I also don't see the purpose of doing test builds on /release. It should mirror trunk. Things shouldn't be getting into trunk when they break builds. We should put a mechanism in place to ensure that.



On-line steps:

     ~/release$ bzr push lp:checkbox/release
     ~/release$ ./support/trigger-builds-in ppa:~checkbox-dev/testing

Alternatively, instead of bzr push, propose the merge to launchpad,
auto-approve it and have tarmac do test package builds using the packaging
branch reference in support/packaging-revision

We'd have to add a tarmac-build script for this, and amend the tarmac configs,
right?



Fixing issues found in release candidates
-----------------------------------------

Off-line steps::

     ~/release$ while ./tree-broken; do
     > (cd bzr && vim .)
     > # Hack, cherry pick from trunk, fix locally, whatever
     > (cd release && bzr commit)
     > done
     ~/release$ ./checkbox-old/setup.py bump-version-status --to=next-rc
     ~/release$ bzr tag $(./checkbox-old/setup.py --name)-v$(./checkbox-old/setup.py --version)

On-line steps::

     ~/release$ bzr push lp:checkbox/release
     ~/release$ ./support/trigger-builds-in ppa:~checkbox-dev/testing
     ~/release$ ./support/send-email --to=... --topic "Checkboc Release Candidate Available" <<EOM
     > The release candidate for the next checkbox release is available for
     > testing, please check and file bugs ... and target them to milestone ...
     >
     > And we should improve this message one day
     > EOM

Alternatively, instead of bzr push, propose the merge to launchpad,
auto-approve it and have tarmac do test package builds using the packaging
branch reference in support/packaging-revision

Finalizing the release
----------------------

Off-line steps::

     ~/release$ ./checkbox-old/setup.py bump-version-status --to=final
     ~/release$ bzr tag $(./checkbox-old/setup.py --name)-v$(./checkbox-old/setup.py --version)

On-line steps::

     ~/release$ bzr push lp:checkbox/release
     ~/release$ ./support/trigger-builds-in ppa:~checkbox-dev/testing
     ~/release$ ./support/ppa-copy \
     >   --from=ppa:~checkbox-dev/testing \
     >   --to=ppa:~checkbox-dev/stable \
     >   --packages=...

I hope this is just forgetting that manage_release publish command exists?
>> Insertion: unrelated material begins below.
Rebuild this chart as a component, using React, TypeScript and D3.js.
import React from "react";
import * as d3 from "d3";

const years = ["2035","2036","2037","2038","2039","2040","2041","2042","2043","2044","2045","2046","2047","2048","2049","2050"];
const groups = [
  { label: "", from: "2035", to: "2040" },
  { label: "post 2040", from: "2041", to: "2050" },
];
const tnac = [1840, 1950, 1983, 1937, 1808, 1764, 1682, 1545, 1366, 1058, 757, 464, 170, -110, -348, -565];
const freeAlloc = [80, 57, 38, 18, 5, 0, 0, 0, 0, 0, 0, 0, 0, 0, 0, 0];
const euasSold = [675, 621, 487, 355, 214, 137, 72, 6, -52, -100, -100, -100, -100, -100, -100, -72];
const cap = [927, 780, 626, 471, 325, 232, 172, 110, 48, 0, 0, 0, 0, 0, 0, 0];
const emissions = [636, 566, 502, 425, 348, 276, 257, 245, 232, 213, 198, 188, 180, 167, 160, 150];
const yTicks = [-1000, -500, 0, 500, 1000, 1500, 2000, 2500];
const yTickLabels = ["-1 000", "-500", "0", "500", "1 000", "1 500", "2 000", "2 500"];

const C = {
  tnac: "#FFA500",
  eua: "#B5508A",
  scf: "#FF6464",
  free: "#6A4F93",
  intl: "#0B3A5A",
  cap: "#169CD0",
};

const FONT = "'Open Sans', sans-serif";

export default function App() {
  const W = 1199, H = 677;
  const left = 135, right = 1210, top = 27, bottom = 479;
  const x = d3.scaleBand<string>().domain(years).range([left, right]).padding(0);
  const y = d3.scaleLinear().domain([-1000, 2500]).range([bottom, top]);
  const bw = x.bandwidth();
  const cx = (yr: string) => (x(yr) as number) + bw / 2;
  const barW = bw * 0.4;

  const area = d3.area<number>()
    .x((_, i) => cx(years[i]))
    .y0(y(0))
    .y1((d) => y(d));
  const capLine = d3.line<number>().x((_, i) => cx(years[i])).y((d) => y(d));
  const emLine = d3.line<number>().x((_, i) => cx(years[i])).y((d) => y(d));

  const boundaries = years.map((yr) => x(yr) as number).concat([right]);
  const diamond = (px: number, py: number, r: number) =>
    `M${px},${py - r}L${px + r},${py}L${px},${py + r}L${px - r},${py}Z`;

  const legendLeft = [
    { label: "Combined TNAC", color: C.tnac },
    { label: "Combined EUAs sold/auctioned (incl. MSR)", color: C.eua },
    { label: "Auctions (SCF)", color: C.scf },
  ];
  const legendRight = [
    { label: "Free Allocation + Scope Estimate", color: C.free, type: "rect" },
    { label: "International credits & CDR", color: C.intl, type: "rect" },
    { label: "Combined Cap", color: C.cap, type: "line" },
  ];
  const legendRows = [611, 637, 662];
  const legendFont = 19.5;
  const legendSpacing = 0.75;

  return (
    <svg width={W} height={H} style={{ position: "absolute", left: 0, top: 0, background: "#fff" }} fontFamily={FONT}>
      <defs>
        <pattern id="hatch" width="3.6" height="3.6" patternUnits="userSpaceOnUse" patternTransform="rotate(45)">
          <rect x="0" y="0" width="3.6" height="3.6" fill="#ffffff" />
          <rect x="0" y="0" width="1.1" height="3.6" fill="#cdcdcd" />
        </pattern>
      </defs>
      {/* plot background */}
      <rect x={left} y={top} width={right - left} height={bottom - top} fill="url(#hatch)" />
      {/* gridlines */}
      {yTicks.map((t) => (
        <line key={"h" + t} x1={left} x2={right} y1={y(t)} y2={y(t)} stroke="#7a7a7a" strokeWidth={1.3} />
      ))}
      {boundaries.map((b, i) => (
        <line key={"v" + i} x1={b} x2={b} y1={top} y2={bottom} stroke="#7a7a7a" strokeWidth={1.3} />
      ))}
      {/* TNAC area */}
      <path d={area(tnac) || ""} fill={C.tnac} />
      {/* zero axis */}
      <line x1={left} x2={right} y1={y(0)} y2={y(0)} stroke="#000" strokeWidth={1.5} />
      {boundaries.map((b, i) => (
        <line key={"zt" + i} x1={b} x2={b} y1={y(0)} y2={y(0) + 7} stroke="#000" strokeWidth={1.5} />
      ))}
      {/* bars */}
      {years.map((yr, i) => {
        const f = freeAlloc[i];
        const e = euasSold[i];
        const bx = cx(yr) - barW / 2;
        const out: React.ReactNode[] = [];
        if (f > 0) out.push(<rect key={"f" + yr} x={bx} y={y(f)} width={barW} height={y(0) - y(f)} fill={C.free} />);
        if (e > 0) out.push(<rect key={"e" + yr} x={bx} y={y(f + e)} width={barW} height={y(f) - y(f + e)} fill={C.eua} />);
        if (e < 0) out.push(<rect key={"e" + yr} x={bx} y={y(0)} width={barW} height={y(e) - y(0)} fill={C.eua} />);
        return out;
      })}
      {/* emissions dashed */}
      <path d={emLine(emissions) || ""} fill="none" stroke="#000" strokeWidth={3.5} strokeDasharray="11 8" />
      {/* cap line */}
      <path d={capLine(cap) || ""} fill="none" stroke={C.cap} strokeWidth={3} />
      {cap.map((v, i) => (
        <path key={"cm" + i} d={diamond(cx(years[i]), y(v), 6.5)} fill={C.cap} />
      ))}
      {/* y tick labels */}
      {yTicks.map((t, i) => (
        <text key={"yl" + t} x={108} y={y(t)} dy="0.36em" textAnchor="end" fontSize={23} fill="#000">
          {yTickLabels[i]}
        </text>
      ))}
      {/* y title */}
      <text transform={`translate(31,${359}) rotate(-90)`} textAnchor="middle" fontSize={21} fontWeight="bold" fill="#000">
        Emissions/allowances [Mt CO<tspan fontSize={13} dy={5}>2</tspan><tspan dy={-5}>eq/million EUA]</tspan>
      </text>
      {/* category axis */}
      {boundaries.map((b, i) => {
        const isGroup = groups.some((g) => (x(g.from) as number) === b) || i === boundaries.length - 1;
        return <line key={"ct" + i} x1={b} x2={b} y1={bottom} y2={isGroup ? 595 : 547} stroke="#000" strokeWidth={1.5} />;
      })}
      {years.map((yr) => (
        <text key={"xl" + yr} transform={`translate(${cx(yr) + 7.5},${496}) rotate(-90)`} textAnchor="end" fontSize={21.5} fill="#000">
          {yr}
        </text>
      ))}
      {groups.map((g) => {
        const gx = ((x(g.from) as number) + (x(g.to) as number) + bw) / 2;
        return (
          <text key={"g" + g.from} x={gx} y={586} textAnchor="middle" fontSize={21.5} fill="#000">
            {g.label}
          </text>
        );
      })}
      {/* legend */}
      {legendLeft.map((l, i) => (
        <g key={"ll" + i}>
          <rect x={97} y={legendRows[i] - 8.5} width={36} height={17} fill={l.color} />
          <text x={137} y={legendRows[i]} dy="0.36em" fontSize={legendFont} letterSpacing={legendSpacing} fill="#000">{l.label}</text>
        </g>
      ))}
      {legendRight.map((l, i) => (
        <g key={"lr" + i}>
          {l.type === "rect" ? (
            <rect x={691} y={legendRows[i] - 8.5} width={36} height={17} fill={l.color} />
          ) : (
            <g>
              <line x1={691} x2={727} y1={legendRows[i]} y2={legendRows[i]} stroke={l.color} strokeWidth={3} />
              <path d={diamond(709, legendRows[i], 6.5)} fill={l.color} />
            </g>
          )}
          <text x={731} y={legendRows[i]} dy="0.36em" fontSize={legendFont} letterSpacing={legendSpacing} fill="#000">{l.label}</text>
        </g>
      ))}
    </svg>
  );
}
There's no point in overgeneralising this - people will just end up forgetting packages etc. Also the PPA name is wrong - it's hardware-certification/public (but I'm aware this is probably a matter of 'something like' rather than the exact command to be run).

     ~/release$ ./support/send-email --to=... --topic "Next checkbox release" <<EOM
     > This is the next checkbox release.\
     > It has been published to the stable PPA.
     >
     > And we should really improve this message one day
     > EOM
     ~/release$ bzr lp-propose-merge lp:checkbox -m "post-release merge back to trunk" --approve

Impact
======

If the new process is implemented correctly impact to our customers should be
minimal. We need to communicate the purpose of the release candidate releases
but apart from that the new process mirrors the effect of our current process

This is OK. In practice we haven't had that many fixes resulting from testing a
pre-release, but this makes that part of the process a bit more formal.